The sandbox checks actually still apply separately from these permissions dialogues that I'm talking about. So in both iOS 5 and in OS X Lion, we covered location services. That is the current location of that device. covered with data isolation. What we're adding now is for both iOS 6 and Mountain Lion, we've added coverage for contacts, and then for iOS 6 only, we're also extending data isolation to cover calendars, reminders, and photos. And so I'll talk about each of these classes in turn. Let's start on the--oh, right. This is new support, but it actually occurs with the existing API, so you don't have to resubmit your application to our app stores. You don't even have to recompile. So for those of you running the iOS 6 beta, you may have already started to see some of these alerts even for existing applications that you have on your device. That said, even though you don't have to make any change, there are some coding changes that you could make that might improve the user experience, and that's why I'll go through each of the classes.

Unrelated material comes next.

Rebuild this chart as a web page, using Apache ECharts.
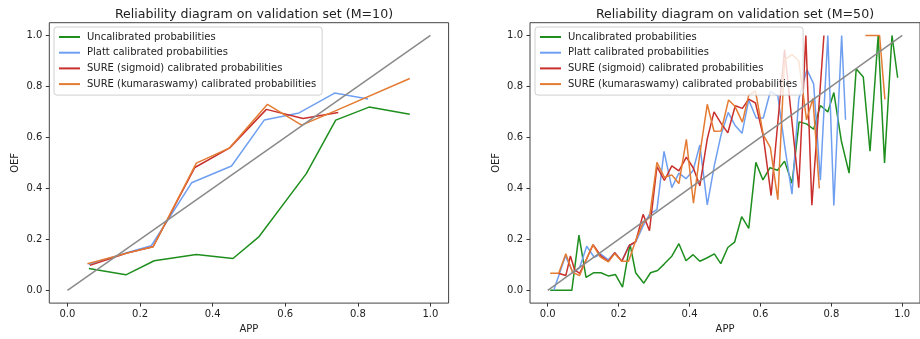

So let's start with the really dead simple way of how it works today. This is just to be grounding for the next one, right? If you want data today in a non-data isolation world, you call createX, you get back the thing with data, right? It's just as simple as that. You do it every day. So let's talk about how contacts works on OS X Mountain Lion with data isolation. Where it starts off again, you call some address book API, say, and then what happens is that OS X will go and ask permission. That dialog box will come up requesting the user's permission. Let's say the user says, "Okay," so you get permission. Then the API that you called will return to you the object with all of that data.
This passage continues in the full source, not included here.